2. Add enough water to make the dough sloppy.
3. Oil surface and hands. Knead the dough by gathering it all in hands, and rhythmically tugging at it from both sides in a cross-chest motion. Do so for about 10 mins, or until the dough is more supple and elastic.
4. Place in bowl, cover with cling film and pop in the fridge overnight. Next day, place the dough in a pan or on chosen baking surface. Shape (or try to) however you want. I warn you, this dough won’t allow you to be very adventurous in this regard.
5. Pre-heat oven to max temperature. Leave the shaped dough to double in volume.
6. Bake for half an hour.
Note: once the bread is shaped, I find it pretty awkward transferring it from one surface to another. But I like to use a hot baking stone, and since I obviously can’t let the bread go through its second prove on that (it would cook!), the risky business of moving the dough is necessary.
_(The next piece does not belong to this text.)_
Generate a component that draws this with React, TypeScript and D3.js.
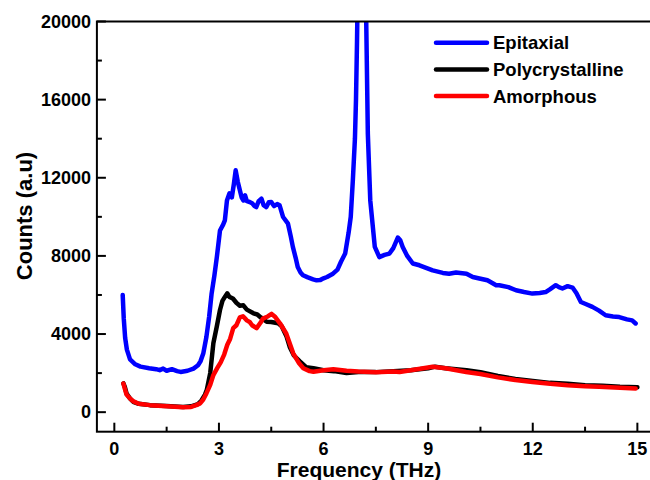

So I devised a little something something yesterday – I turned a baking sheet upside down, coated with oiled greaseproof paper, and slapped the dough onto that before shaping. That way I had an elevated surface (the tin) which I could carry as near as possible to the baking stone, and a means of shifting the dough slightly more effectively (the paper). It worked reasonably well, though I still have my sights on a pizza paddle.
And there we go!
As for my next loaf, I was just thinking this morning how a moist dough results in a better crumb than a dry dough. And how the first proof seems to be the most significant. Then I got to thinking about starters, about which I don’t know a huge amount. What I do know is that they’re sloppy at first, but then you add some flour to form a proper, pliable dough.
Deduced from all of this positing, I propose this as my next experiment: a wet dough (as above), allowed to prove overnight in the fridge, with flour added before shaping and the second prove. I’ll keep you posted.